Omitting the pictures, copy exactly each line from the one containing "Generate a Python" up to and including the one containing "plt.rcParams['font.family'] = [FONT, 'DejaVu".

-- START Records --

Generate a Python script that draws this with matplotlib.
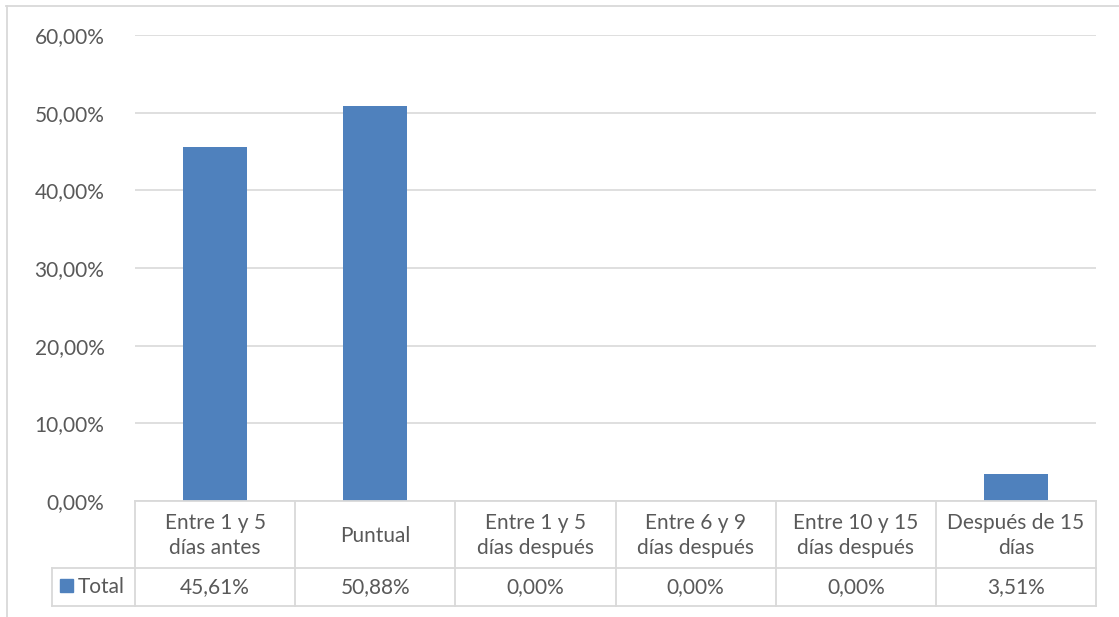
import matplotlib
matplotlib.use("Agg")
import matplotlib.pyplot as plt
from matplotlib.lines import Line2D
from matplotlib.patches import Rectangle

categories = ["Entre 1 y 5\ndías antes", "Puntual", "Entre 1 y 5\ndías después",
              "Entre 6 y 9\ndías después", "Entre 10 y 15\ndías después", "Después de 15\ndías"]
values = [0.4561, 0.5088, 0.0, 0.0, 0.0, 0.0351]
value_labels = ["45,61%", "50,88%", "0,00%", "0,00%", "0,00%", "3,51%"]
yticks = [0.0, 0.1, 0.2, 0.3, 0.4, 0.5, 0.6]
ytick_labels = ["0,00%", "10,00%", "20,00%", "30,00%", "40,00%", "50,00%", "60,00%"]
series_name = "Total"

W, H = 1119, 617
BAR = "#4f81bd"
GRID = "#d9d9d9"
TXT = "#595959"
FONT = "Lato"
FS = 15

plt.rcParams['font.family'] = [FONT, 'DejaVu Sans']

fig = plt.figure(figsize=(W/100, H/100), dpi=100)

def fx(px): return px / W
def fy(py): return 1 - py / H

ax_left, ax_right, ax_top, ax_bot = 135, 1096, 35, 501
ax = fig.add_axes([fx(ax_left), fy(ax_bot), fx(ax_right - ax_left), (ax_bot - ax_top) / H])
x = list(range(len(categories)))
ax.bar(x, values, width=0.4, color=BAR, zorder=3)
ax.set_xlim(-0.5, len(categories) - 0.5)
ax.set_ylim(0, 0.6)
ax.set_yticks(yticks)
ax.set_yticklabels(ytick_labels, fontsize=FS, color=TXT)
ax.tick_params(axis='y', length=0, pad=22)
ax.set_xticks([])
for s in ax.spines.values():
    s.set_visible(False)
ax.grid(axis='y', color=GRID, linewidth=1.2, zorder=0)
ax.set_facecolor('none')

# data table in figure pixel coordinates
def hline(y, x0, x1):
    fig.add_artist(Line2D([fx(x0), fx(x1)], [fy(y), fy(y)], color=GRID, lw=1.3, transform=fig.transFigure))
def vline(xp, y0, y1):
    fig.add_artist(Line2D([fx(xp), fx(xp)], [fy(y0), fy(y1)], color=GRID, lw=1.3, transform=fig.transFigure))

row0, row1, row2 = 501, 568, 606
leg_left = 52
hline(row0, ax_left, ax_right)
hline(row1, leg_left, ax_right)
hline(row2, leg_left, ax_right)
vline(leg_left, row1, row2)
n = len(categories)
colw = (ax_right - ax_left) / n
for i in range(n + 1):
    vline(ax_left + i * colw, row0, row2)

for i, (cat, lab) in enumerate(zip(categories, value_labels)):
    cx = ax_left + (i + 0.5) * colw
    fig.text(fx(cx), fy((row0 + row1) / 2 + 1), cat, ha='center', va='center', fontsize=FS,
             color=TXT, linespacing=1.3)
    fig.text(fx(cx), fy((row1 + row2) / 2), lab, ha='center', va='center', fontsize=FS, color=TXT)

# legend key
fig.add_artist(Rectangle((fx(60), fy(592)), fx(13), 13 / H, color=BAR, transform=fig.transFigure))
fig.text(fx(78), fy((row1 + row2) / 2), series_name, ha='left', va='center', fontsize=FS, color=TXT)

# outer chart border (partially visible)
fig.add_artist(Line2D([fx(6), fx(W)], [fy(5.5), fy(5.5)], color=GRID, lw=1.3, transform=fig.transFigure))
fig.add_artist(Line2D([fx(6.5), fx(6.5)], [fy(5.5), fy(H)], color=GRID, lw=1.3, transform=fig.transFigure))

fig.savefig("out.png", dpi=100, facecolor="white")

-- END Records --
-- START Records --

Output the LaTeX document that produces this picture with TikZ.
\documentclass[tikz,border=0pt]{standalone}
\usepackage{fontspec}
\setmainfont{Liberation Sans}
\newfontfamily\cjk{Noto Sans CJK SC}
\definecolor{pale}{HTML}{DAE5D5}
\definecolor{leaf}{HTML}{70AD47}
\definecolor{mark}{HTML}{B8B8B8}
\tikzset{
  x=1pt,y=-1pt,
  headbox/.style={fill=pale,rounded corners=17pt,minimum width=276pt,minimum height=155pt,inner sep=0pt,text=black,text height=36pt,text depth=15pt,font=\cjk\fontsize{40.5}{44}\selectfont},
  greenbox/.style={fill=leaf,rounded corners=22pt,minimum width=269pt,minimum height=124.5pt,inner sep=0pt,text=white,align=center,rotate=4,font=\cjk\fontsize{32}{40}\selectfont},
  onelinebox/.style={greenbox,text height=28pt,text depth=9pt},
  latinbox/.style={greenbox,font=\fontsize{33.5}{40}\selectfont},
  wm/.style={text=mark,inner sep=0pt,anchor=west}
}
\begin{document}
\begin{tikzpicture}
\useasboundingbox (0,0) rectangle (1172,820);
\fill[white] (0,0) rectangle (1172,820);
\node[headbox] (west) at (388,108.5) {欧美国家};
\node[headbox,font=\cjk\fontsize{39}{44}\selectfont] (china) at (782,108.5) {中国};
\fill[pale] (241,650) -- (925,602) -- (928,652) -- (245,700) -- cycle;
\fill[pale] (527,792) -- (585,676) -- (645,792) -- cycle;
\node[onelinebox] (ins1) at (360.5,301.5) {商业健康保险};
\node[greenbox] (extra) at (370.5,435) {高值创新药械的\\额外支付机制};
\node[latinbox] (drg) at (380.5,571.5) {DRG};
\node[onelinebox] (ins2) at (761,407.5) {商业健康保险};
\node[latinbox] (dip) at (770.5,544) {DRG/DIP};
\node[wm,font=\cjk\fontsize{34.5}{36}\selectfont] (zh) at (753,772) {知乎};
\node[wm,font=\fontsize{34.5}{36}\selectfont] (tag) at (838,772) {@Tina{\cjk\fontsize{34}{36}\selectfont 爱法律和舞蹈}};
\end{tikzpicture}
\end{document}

-- END Records --

• Problem solution:
Generate a Python script that draws this with matplotlib.
import matplotlib
matplotlib.use("Agg")
import matplotlib.pyplot as plt
from matplotlib.lines import Line2D
from matplotlib.patches import Rectangle

categories = ["Entre 1 y 5\ndías antes", "Puntual", "Entre 1 y 5\ndías después",
              "Entre 6 y 9\ndías después", "Entre 10 y 15\ndías después", "Después de 15\ndías"]
values = [0.4561, 0.5088, 0.0, 0.0, 0.0, 0.0351]
value_labels = ["45,61%", "50,88%", "0,00%", "0,00%", "0,00%", "3,51%"]
yticks = [0.0, 0.1, 0.2, 0.3, 0.4, 0.5, 0.6]
ytick_labels = ["0,00%", "10,00%", "20,00%", "30,00%", "40,00%", "50,00%", "60,00%"]
series_name = "Total"

W, H = 1119, 617
BAR = "#4f81bd"
GRID = "#d9d9d9"
TXT = "#595959"
FONT = "Lato"
FS = 15

plt.rcParams['font.family'] = [FONT, 'DejaVu Sans']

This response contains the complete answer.